Dorie Greenspan's Do-Almost-Anything Vanilla Cookie Dough
1 Pound (454 grams) unsalted butter, cut into chunks, at room temperature1 1/3 C. (262 grams) sugar
1 Teaspoon fine sea salt
2 Large egg whites, at room temperature
1 Tablespoon pure vanilla extract
4 C. (544 grams) all-purpose flour
Sanding sugar, for sprinkling (optional)
- Working with a stand mixer fitted with a paddle attachment, or in a large bowl with a hand mixer, beat the butter, sugar, and salt together on medium speed until smooth and creamy, about 3 minutes. Reduce the mixer speed to low and blend in the egg whites, followed by the vanilla. The dough might curdle, but it will smooth out with mixing and the addition of the flour.
- Still working on low speed, add the flour in 3 to 4 additions, beating only until it is almost incorporated each time before adding more; scrape down the sides and bottom of the bowl a couple of times as you work and then continue to mix until the flour has disappeared into the dough.
- The dough is ready to be divided (if needed) and scooped or rolled. See my book for suggestions.
- Or if you'd like to make plain cookies, divide the dough into quarters and shape each piece into a disk. Working with one disk at a time, place the dough between pieces of parchment paper and roll it to a thickness of 1/4 inch. Slide the dough, still between the paper, onto a baking sheet—you can stack the slabs—and freeze for at least 1 hour, or refrigerate for at least 3 hours.

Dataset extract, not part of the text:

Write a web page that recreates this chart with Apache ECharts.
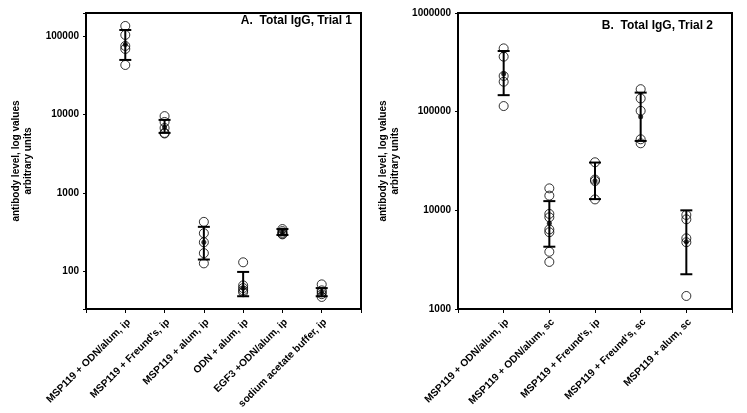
<!DOCTYPE html>
<html>
<head>
<meta charset="utf-8">
<script src="https://cdn.jsdelivr.net/npm/echarts@6/dist/echarts.min.js"></script>
<style>
  html, body { margin: 0; padding: 0; background: #fff; }
  #chart { width: 747px; height: 413px; }
</style>
</head>
<body>
<div id="chart"></div>
<script>
// panel A: Total IgG, Trial 1
var catsA = ['MSP119 + ODN/alum, ip', "MSP119 + Freund's, ip", 'MSP119 + alum, ip',
  'ODN + alum, ip', 'EGF3 +ODN/alum, ip', 'sodium acetate buffer, ip']
var pointsA = [
  [134000, 103000, 74500, 68200, 42600],
  [9500, 8000, 6700, 5800, 5700],
  [426, 305, 234, 170, 126],
  [130, 66, 61, 57, 54],
  [345, 325, 310, 300, 295],
  [68, 57, 54, 51, 47]
]
var meanA = [78000, 6900, 234, 61, 315, 54]
var lowA = [49400, 5800, 141, 48, 290, 48]
var highA = [119000, 8500, 368, 98, 345, 61]

// panel B: Total IgG, Trial 2
var catsB = ['MSP119 + ODN/alum, ip', 'MSP119 + ODN/alum, sc', "MSP119 + Freund's, ip",
  "MSP119 + Freund's, sc", 'MSP119 + alum, sc']
var pointsB = [
  [438000, 361000, 230000, 201000, 114000],
  [16700, 14100, 9200, 8500, 6400, 6000, 3800, 3000],
  [30700, 20500, 19800, 12900],
  [169000, 136000, 102000, 52500, 47800],
  [8970, 8110, 5210, 4750, 1355]
]
var meanB = [242000, 7400, 20000, 89000, 4800]
var lowB = [147000, 4280, 13000, 50500, 2250]
var highB = [412000, 12400, 30500, 156000, 10000]

var yTicksA = [100, 1000, 10000, 100000]
var yTicksB = [1000, 10000, 100000, 1000000]

var font = 'Liberation Sans, Arial, sans-serif'
var myChart = echarts.init(document.getElementById('chart'))

// padded categories so groups sit on ticks 1..n
function padCats (cats) {
  return [''].concat(cats).concat([''])
}

function scatterData (points) {
  var out = []
  points.forEach(function (arr, i) {
    arr.forEach(function (v) { out.push([i + 1, v]) })
  })
  return out
}

function pairData (vals) {
  return vals.map(function (v, i) { return [i + 1, v] })
}

function errData (lo, hi) {
  return lo.map(function (v, i) { return [i + 1, v, hi[i]] })
}

function renderErr (params, api) {
  var p1 = api.coord([api.value(0), api.value(1)])
  var p2 = api.coord([api.value(0), api.value(2)])
  var w = 6
  var st = { stroke: '#000', lineWidth: 2 }
  return {
    type: 'group',
    children: [
      { type: 'line', shape: { x1: p1[0], y1: p1[1], x2: p2[0], y2: p2[1] }, style: st },
      { type: 'line', shape: { x1: p1[0] - w, y1: p1[1], x2: p1[0] + w, y2: p1[1] }, style: st },
      { type: 'line', shape: { x1: p2[0] - w, y1: p2[1], x2: p2[0] + w, y2: p2[1] }, style: st }
    ]
  }
}

function makeY (idx, min, max, ticks, nameGap) {
  return {
    type: 'log',
    logBase: 10,
    gridIndex: idx,
    min: min,
    max: max,
    splitLine: { show: false },
    axisLine: { show: true, lineStyle: { color: '#000', width: 2 } },
    axisTick: { show: true, length: 3, lineStyle: { color: '#000' } },
    axisLabel: {
      color: '#000', fontSize: 10, fontWeight: 'bold', fontFamily: font, margin: 7,
      formatter: function (v) {
        for (var i = 0; i < ticks.length; i++) {
          if (Math.abs(v - ticks[i]) / ticks[i] < 1e-6) return String(ticks[i])
        }
        return ''
      }
    },
    name: 'antibody level, log values\narbitrary units',
    nameLocation: 'middle',
    nameGap: nameGap,
    nameTextStyle: { color: '#000', fontSize: 10, fontWeight: 'bold', fontFamily: font, lineHeight: 12 }
  }
}

function makeX (idx, cats) {
  return {
    type: 'category',
    gridIndex: idx,
    data: padCats(cats),
    boundaryGap: false,
    splitLine: { show: false },
    axisLine: { show: true, lineStyle: { color: '#000', width: 2 } },
    axisTick: { show: true, length: 4, interval: 0, lineStyle: { color: '#000' } },
    axisLabel: {
      interval: 0, rotate: 45, color: '#000', fontSize: 10.2, fontWeight: 'bold',
      fontFamily: font, margin: 8, verticalAlign: 'top'
    }
  }
}

function groupSeries (idx, points, mean, lo, hi) {
  return [
    {
      type: 'custom',
      xAxisIndex: idx,
      yAxisIndex: idx,
      renderItem: renderErr,
      encode: { x: 0, y: [1, 2] },
      data: errData(lo, hi),
      z: 2
    },
    {
      type: 'scatter',
      xAxisIndex: idx,
      yAxisIndex: idx,
      symbol: 'circle',
      symbolSize: 9,
      itemStyle: { color: 'rgba(0,0,0,0)', borderColor: '#000', borderWidth: 1 },
      data: scatterData(points),
      z: 3
    },
    {
      type: 'scatter',
      xAxisIndex: idx,
      yAxisIndex: idx,
      symbol: 'circle',
      symbolSize: 5,
      itemStyle: { color: '#000' },
      data: pairData(mean),
      z: 4
    }
  ]
}

myChart.setOption({
  animation: false,
  backgroundColor: '#fff',
  title: [
    {
      text: 'A.  Total IgG, Trial 1',
      right: 395,
      top: 15,
      padding: 0,
      textStyle: { color: '#000', fontSize: 12, fontWeight: 'bold', fontFamily: font }
    },
    {
      text: 'B.  Total IgG, Trial 2',
      right: 34,
      top: 20,
      padding: 0,
      textStyle: { color: '#000', fontSize: 12, fontWeight: 'bold', fontFamily: font }
    }
  ],
  grid: [
    { left: 86, top: 13, width: 275, height: 296, show: true, borderColor: '#000', borderWidth: 2, outerBoundsMode: 'none' },
    { left: 458, top: 13, width: 274, height: 296, show: true, borderColor: '#000', borderWidth: 2, outerBoundsMode: 'none' }
  ],
  xAxis: [makeX(0, catsA), makeX(1, catsB)],
  yAxis: [makeY(0, 33, 196000, yTicksA, 52), makeY(1, 1000, 1000000, yTicksB, 57)],
  series: groupSeries(0, pointsA, meanA, lowA, highA)
    .concat(groupSeries(1, pointsB, meanB, lowB, highB))
})
</script>
</body>
</html>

- To bake, position the oven racks to divide the oven into thirds, and heat to 350° F. Line two baking sheets with parchment paper or Silicone mats.
- Working with one disc at a time, peel away the paper on both sides of the dough and return the dough to one piece of paper. Use a 2-inch-diameter cookie cutter (change the size, knowing that the yield will change with it) to cut out as many cookies as you can and place them on the lined baking sheets about 1 1/2 inches apart. Gather the scraps together, then combine with scraps from the other piece of dough, re-roll, and chill before cutting and baking. If you'd like to sprinkle the cut-outs with sanding sugar, now's the time. Makes about 80 cookies.
- Bake the cookies for 19 to 21 minutes, rotating the sheets from front to back and top to bottom at the 10-minute mark, until they are golden brown around the edges and on the bottom. Cool on the baking sheets for 5 minutes before transferring them to racks to cool completely. If you'd like to ice the cookies, do it when they're completely cool.